There are different types of ANN’s, depending on the choices we make in our modeling. These types are:
  1. Discrete ANN’s
  2. Fuzzy ANN’s
  3. Quantum ANN’s
The way that ANN's were defined changed during time, based on the experiences with them and due to the quality of the proposed method. The first ANN's were based on binary values for the nodes, using a discete step function as threshold function, and evolved to quantum like ANN's where discrete distributions are assigned as values to the nodes, and a temperature based Boltzmann function is used as threshold function.
These different types will be described in more details below.

Discrete ANN's
In a discrete ANN the values of the neurons are restricted to 0 and 1 (sometimes the values -1 and 1 are used). In this discrete case the local updating rule will be based on the discrete transfer function, and will only "jump" from one discrete state to another discrete state. Sometimes those jumps from one discrete state to another state will be "too big", implying that the local update rule will not be able to leave this state anymore. This results in a state that corresponds to only a local minimum instead of the global minimum we were looking for.

Example: In the discrete case the value 0 corresponds to the distribution (1, 0). The first entry in this vector is the probability that the value 0 occurs, the second entry the probability that the value 1 occurs. The value 1 corresponds to the distribution (0, 1).

Fuzzy ANN's
A first adjustment is to choose a different form for the transfer function. We can choose a "smooth" function instead of the discrete transfer function. This smooth function still depends on the input value, the weighed average of all connected neurons, but can now have all possible values between 0 and 1, instead of only 0 or 1. This type of ANN is called a fuzzy (or continuous) ANN.
It makes sense to consider such fuzzy ANN’s: since the values of the neurons will have values between 0 and 1, each value can be interpreted as the probability that the neuron will fire a signal. The parameter that is used for "smoothing" the transfer function is called the temperature.

Example: In the fuzzy case each neuron has a distribution (p, 1-p), where p is a value between 0 and 1.

A disadvantage of assigning values between 0 and 1 to the neurons, is that the local updating rule will not force the final state to be a discrete state, leaving the ANN in a fuzzy state. We can take care of this by adding an extra term to the energy function, which prefers discrete states, but in doing so we have to carefully choose the appropriate weight factor for this extra term, which is sometime a harder job than the original optimization problem itself.

Quantum ANN's
A way to overcome this problem and which results automatically in a feasible optimum state, consists of a "quantum" approach. Instead of assigning just a single value we assign a discrete distribution to a neuron. That is we assign to a neuron a number of possible values and for each value a probability that this values occurs.

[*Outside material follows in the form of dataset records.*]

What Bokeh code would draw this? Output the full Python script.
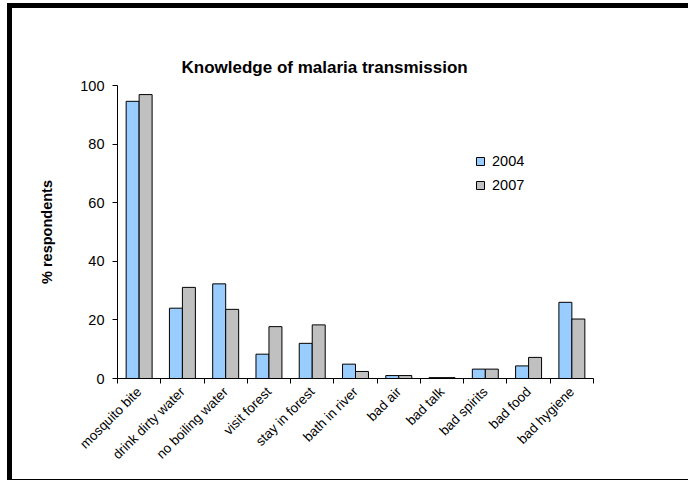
import numpy as np
from bokeh.plotting import figure
from bokeh.models import Range1d, FixedTicker, ColumnDataSource, Legend, LegendItem
from bokeh.embed import file_html
from bokeh.resources import INLINE

categories = ["mosquito bite", "drink dirty water", "no boiling water", "visit forest",
              "stay in forest", "bath in river", "bad air", "bad talk", "bad spirits",
              "bad food", "bad hygiene"]
y2004 = [94.6, 24.0, 32.3, 8.3, 12.0, 4.9, 1.0, 0.3, 3.2, 4.3, 26.0]
y2007 = [96.9, 31.1, 23.6, 17.7, 18.3, 2.4, 1.0, 0.3, 3.2, 7.2, 20.3]
y_ticks = [0, 20, 40, 60, 80, 100]

FONT = "Liberation Sans"
idx = np.arange(len(categories))

p = figure(width=681, height=477, output_backend="svg", toolbar_location=None,
           x_range=Range1d(-0.5, len(categories) - 0.5), y_range=Range1d(0, 100),
           min_border_left=105, min_border_right=100, min_border_top=77, min_border_bottom=107,
           styles={"margin-top": "3px", "margin-left": "7px",
                   "border-left": "5px solid black", "border-top": "5px solid black",
                   "border-bottom": "1px solid black"})
p.outline_line_color = None
p.xgrid.grid_line_color = None
p.ygrid.grid_line_color = None
p.background_fill_color = "white"
p.border_fill_color = "white"

src = ColumnDataSource(dict(x1=idx - 0.15, x2=idx + 0.15, a=y2004, b=y2007))
r1 = p.vbar(x="x1", top="a", width=0.3, source=src, fill_color="#99CCFF", line_color="black", line_width=1)
r2 = p.vbar(x="x2", top="b", width=0.3, source=src, fill_color="#C0C0C0", line_color="black", line_width=1)

p.title.text = "Knowledge of malaria transmission"
p.title.text_font = FONT
p.title.text_font_size = "17px"
p.title.text_font_style = "bold"
p.title.text_color = "black"
p.title.align = "left"
p.title.offset = 64
p.title.standoff = 18

xa = p.xaxis[0]
xa.ticker = FixedTicker(ticks=list(idx), minor_ticks=list(np.arange(len(categories) + 1) - 0.5))
xa.major_label_overrides = {int(i): c for i, c in zip(idx, categories)}
xa.major_tick_out = 0
xa.major_tick_in = 0
xa.minor_tick_out = 5
xa.minor_tick_in = 0
xa.minor_tick_line_color = "black"
xa.major_label_orientation = np.pi / 4
xa.major_label_text_font = FONT
xa.major_label_text_font_size = "13.5px"
xa.major_label_text_color = "black"
xa.major_label_standoff = 6
xa.axis_line_color = "black"

ya = p.yaxis[0]
ya.ticker = FixedTicker(ticks=y_ticks, minor_ticks=[])
ya.major_tick_out = 5
ya.major_tick_in = 0
ya.minor_tick_out = 0
ya.minor_tick_in = 0
ya.major_label_text_font = FONT
ya.major_label_text_font_size = "14.5px"
ya.major_label_text_color = "black"
ya.major_label_standoff = 8
ya.axis_label = "% respondents"
ya.axis_label_text_font = FONT
ya.axis_label_text_font_size = "14.5px"
ya.axis_label_text_font_style = "bold"
ya.axis_label_text_color = "black"
ya.axis_label_standoff = 22
ya.axis_line_color = "black"

legend = Legend(items=[LegendItem(label="2004", renderers=[r1]),
                       LegendItem(label="2007", renderers=[r2])],
                location=(358, 185), padding=0, margin=0, spacing=8,
                glyph_width=10, glyph_height=10, label_height=15, label_standoff=7,
                label_text_font=FONT, label_text_font_size="14.5px",
                label_text_color="black",
                border_line_color=None, background_fill_alpha=0)
p.add_layout(legend, "center")

open("out.html", "w").write(file_html(p, INLINE))
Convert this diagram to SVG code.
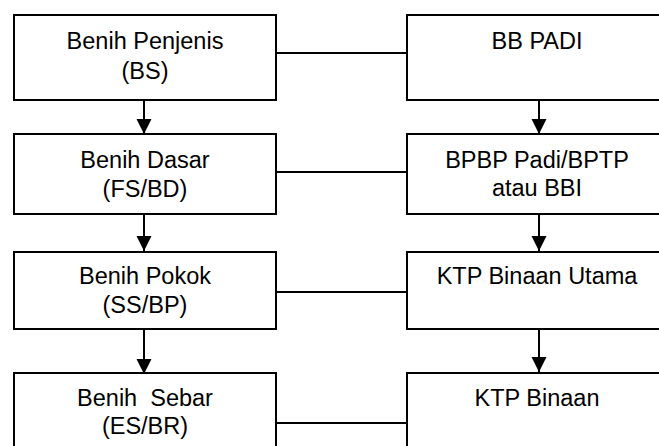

Example: More generally we could assign K possible values to a neuron, with appropriate probabilities. This is called a K-state Potts spin. The natural representation for such a K-state Potts spin is a vector of K entries, where each entry has the value 0 or 1 (discrete variant) or between 0 and 1 (fuzzy variant). The vector should be a distribution, that is the sum of all entries should be 1.

The local updating rule can be reformulated in such a way that the resulting value is again a K-state Potts spin: when we apply the rule to a certain neuron we take the sum of all K-state Potts spins of all neurons which are connected to the specified neuron. We normalize the resulting K-vector in such a way that the sum of all entries becomes 1. There is an 'obvious' choice for this normalization.